IV.
Among the oldest manuscripts which contain the Quest story there are two which make no mention of the Holy Grail as a Christian relic or symbol. The most interesting of these is Welsh, and is known as the Mabinogi (i. e., the Juvenile Tale) of "Peredur, the Son of Evrawc." It is an Arthurian story, and the majority of its adventures are identical with those of Percival. Its beginning is a parallel of "The Lay of the Great Fool." The Holy Grail of the Percival romances is replaced by a bleeding lance, a bloody head on a salver, and a silver dish. These talismans are brought into the hall of a castle belonging to a lame king, and are greeted with loud lamentations by the assembled knights.

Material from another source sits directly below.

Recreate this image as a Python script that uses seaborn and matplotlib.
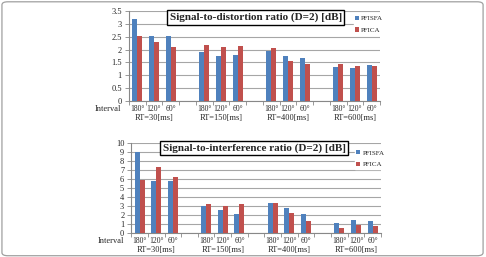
import numpy as np
import pandas as pd
import matplotlib
matplotlib.use("Agg")
import matplotlib.pyplot as plt
import seaborn as sns
from matplotlib.patches import FancyBboxPatch

rt_groups = ["RT=30[ms]", "RT=150[ms]", "RT=400[ms]", "RT=600[ms]"]
intervals = ["180°", "120°", "60°"]
methods = ["PFISFA", "PFICA"]

sdr_pfisfa = [3.18, 2.54, 2.52, 1.89, 1.75, 1.79, 1.95, 1.75, 1.66, 1.32, 1.30, 1.39]
sdr_pfica = [2.54, 2.30, 2.09, 2.19, 2.11, 2.14, 2.05, 1.56, 1.44, 1.44, 1.37, 1.35]
sir_pfisfa = [9.0, 5.83, 5.76, 2.99, 2.58, 2.14, 3.32, 2.84, 2.14, 1.14, 1.44, 1.29]
sir_pfica = [5.87, 7.34, 6.2, 3.21, 3.06, 3.21, 3.32, 2.25, 1.29, 0.59, 0.85, 0.74]

colors = ["#4F81BD", "#C0504D"]

sns.set_theme(style="white")
plt.rcParams["font.family"] = ["Liberation Serif", "DejaVu Serif"]

keys = [f"{g}|{i}" for g in rt_groups for i in intervals]
order = []
for gi, g in enumerate(rt_groups):
    order += [f"{g}|{i}" for i in intervals]
    if gi < len(rt_groups) - 1:
        order.append(f"gap{gi}")


def make_df(a, b):
    return pd.DataFrame({
        "cat": keys * 2,
        "value": list(a) + list(b),
        "method": [methods[0]] * len(a) + [methods[1]] * len(b),
    })


fig = plt.figure(figsize=(4.86, 2.57), dpi=100)
border = FancyBboxPatch((0.004, 0.005), 0.99, 0.988, boxstyle="round,pad=0,rounding_size=0.012",
                        transform=fig.transFigure, facecolor="white", edgecolor="#a0a0a0",
                        linewidth=0.9, zorder=-10)
fig.patches.append(border)

specs = [
    dict(rect=[0.265, 0.607, 0.517, 0.350], a=sdr_pfisfa, b=sdr_pfica, ymax=3.5, step=0.5,
         title="Signal-to-distortion ratio (D=2) [dB]", tpos=(0.526, 0.932), lpos=(0.895, 0.965)),
    dict(rect=[0.270, 0.093, 0.514, 0.350], a=sir_pfisfa, b=sir_pfica, ymax=10, step=1,
         title="Signal-to-interference ratio (D=2) [dB]", tpos=(0.523, 0.424), lpos=(0.895, 0.94)),
]

for s in specs:
    ax = fig.add_axes(s["rect"])
    df = make_df(s["a"], s["b"])
    sns.barplot(data=df, x="cat", y="value", hue="method", order=order, hue_order=methods,
                palette=colors, width=0.6, ax=ax, saturation=1, legend=True, zorder=3,
                linewidth=0, edgecolor="none")
    ax.set_ylim(0, s["ymax"])
    yt = np.arange(0, s["ymax"] + 1e-9, s["step"])
    ax.set_yticks(yt)
    ax.set_yticklabels([f"{v:g}" for v in yt], fontsize=6)
    ax.yaxis.grid(True, color="#a6a6a6", linewidth=0.8, zorder=0)
    ax.set_axisbelow(True)
    ax.set_xlim(-0.5, len(order) - 0.5)
    ax.set_xticks(range(len(order)))
    ax.set_xticklabels([k.split("|")[1] if "|" in k else "" for k in order], fontsize=5.5)
    ax.tick_params(axis="x", length=0, pad=3)
    ax.tick_params(axis="y", length=3, width=0.6, color="#888888", pad=2, left=True, direction="out")
    ax.set_xticks(np.arange(-0.5, len(order), 1), minor=True)
    ax.tick_params(axis="x", which="minor", length=3, width=0.6, color="#888888", bottom=True)
    ax.set_xlabel("")
    ax.set_ylabel("")
    for sp in ["top", "right"]:
        ax.spines[sp].set_visible(False)
    for sp in ["left", "bottom"]:
        ax.spines[sp].set_color("#888888")
        ax.spines[sp].set_linewidth(0.8)
    ax.text(-0.03, -0.085, "Interval", transform=ax.transAxes, ha="right", va="center", fontsize=6)
    for gi, g in enumerate(rt_groups):
        xc = gi * 4 + 1
        ax.text(xc, -0.19, g, transform=ax.get_xaxis_transform(), ha="center", va="center", fontsize=6)
    leg = ax.legend(loc="upper left", bbox_to_anchor=s["lpos"], frameon=True, fontsize=5,
                    handlelength=0.6, handleheight=0.6, handletextpad=0.3, labelspacing=0.9,
                    borderaxespad=0, borderpad=0.2, edgecolor="white", fancybox=False)
    leg.get_frame().set_facecolor("white")
    leg.get_frame().set_alpha(1)
    fig.text(s["tpos"][0], s["tpos"][1], s["title"], ha="center", va="center", fontsize=8,
             fontweight="bold",
             bbox=dict(boxstyle="square,pad=0.2", facecolor="white", edgecolor="black", linewidth=1.0))

fig.savefig("out.png", dpi=100)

In the French romances the talismans are the Holy Grail and the bleeding lance, the latter being identified, as in Sir Thomas Malory's "Morte d'Arthur," with the spear with which Longinus opened the side of the crucified Christ. As Percival is condemned in these romances for a long time to wander in fruitless search of this castle, because having seen the wonders he did not ask their meaning, so Peredur, in the Welsh romance, is cursed in the Court of King Arthur for a similar neglect. Had he asked, the lame king would have got well of his wound, and Peredur would have proved his fitness to avenge the death of his cousin, who was the lame king's son, and had been killed by the sorceresses of Gloucester. After many trials, tallying with those of Percival in the French romances and Parzival in Wolfram's poem, Peredur finds the castle again (where he had on his first visit united the pieces of a broken sword and cut through an iron staple, as Siegfried split the anvil), is recognized as the nephew of the king, and avenges his cousin's death by leading Arthur and his knights against the sorceresses of Gloucester. There are some allusions to the Christian religion in the old tale, but essentially it is pagan. The bloody head and bleeding lance are part of ancient British legendary apparatus.
A bleeding lance, says Mr. Alfred Nutt,[K] is the bardic symbol of undying hatred of the Saxon. Here it bled till the death of Peredur's cousin was avenged. The bloody head was the head of that cousin.